Konzertouvertüre "Otto der Schütz" op.12 von Ernst Rudorff (1840 - 1916)
Das Konzert eröffnet ein Werk von Ernst Rudorff: Der 1840 in Berlin geborene Klavierschüler von Clara Schumann, Dirigent der Berliner Philharmoniker, Editor der Werke Chopins, Mozarts und Webers passt als Pionier der Naturschutzbewegung und des Heimatschutzes - in den Fachkreisen bekannt, auf Konzertpodien zu Lebzeiten hoch geachtet, nach seinem Tod 1916 fast vergessen - maßgeschneidert in das Programm des Klima-Konzertes im Oldenburgischen Staatstheater. Seine Tochter Elisabeth schreibt über ihren Vater: "Nicht Liebhaberei, sondern künstlerischer Instinkt und reife Einsicht treiben ihn an, den innigen Zusammenhang mit dem Urgrund allen Lebens, mit der Heimat zu wahren und damit sie selbst zu erhalten und zu schützen. Die Heimat ist die Quelle seines inneren Reichtums, seiner stillwirkenden Kräfte."
"Rain tree" von Tōru Takemitsu (1930-1996)
Der japanische Komponist Tōru Takemitsu wird am 8. Oktober 1930 in Tokyo geboren. Im Alter von 16 Jahren beschließt er, Komponist zu werden. In der Nachkriegszeit hört er über den Rundfunk der amerikanischen Besatzer westliche Musik - neben Jazz vor allem klassische Musik von Debussy und Copland, aber auch von Schönberg. Sein Interesse an verschiedensten künstlerischen Ausdrucksformen prägt seinen avantgardistischen Stil. Schon um 1950 arbeitet er mit Tonbandgeräten, um aus "realen" Klängen ("musique concrète") Musikcollagen zu schaffen. In dem 1981 komponierten "Rain Tree" umspielen drei virtuose Schlagzeuger den Wasserkreislauf der Welt - mit Blick auf die Besonderheiten eines Regenbaumes.
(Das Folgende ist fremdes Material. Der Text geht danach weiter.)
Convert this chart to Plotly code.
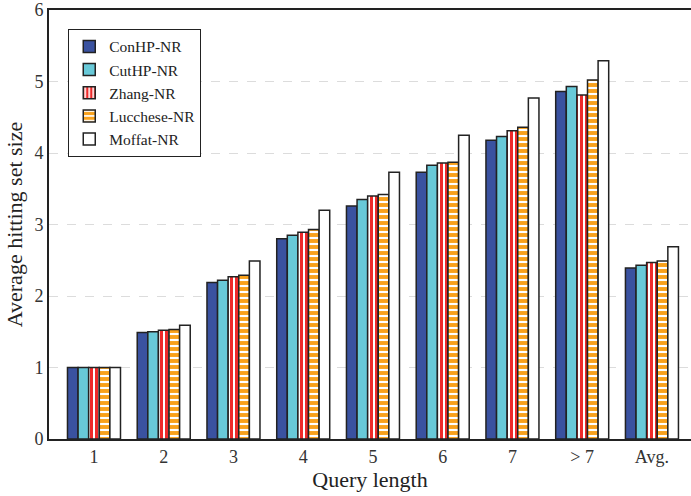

"Sinfonia Antartica" von Ralph Vaughan Williams (1872-1958)
Der britische Komponist Ralph Vaughan Williams nimmt Privatunterricht bei Max Bruch und Maurice Ravel, ist als Organist tätig, sammelt und veröffentlicht englische Volkslieder und ein neues Kirchengesangbuch. Im Laufe seines Lebens entstehen Opern, Ballette, Kammermusik, religiöse wie säkulare Vokalwerke sowie Orchesterkompositionen, darunter neun Sinfonien. Die "Sinfonia Antartica" entstand als Soundtrack fürs Kino und wandelte sich in ein fulminantes Orchesterwerk für Konzertsäle. Im Film wie auch in der Fassung für Konzertpodien geht es erbarmungslos um den vermessenen Kampf des Menschen mit der Natur - gegenwärtig im Bemühen um die Bewahrung der Natur endlich ein Kampf für die Natur.
Weit mehr als ein Hörerlebnis
Das 2. Sinfoniekonzert des Oldenburgischen Staatstheaters ist weit mehr als ein Hörerlebnis - ein nachhaltiger, detaillierter Denkanstoß. Zudem ist das Oldenburgische Staatsorchester dem Verein "Orchester des Wandels" beigetreten, in dem sich Musiker*innen deutscher Berufsorchester verbinden, die Klima- und Naturschutz als wesentlichen Teil ihres Kulturauftrages definieren. Ihr gemeinsames Ziel ist "der Wandel zu einer nachhaltig lebenden Gesellschaft und der Erhalt unseres Planeten als lebenswerten Ort für die nachfolgenden Generationen."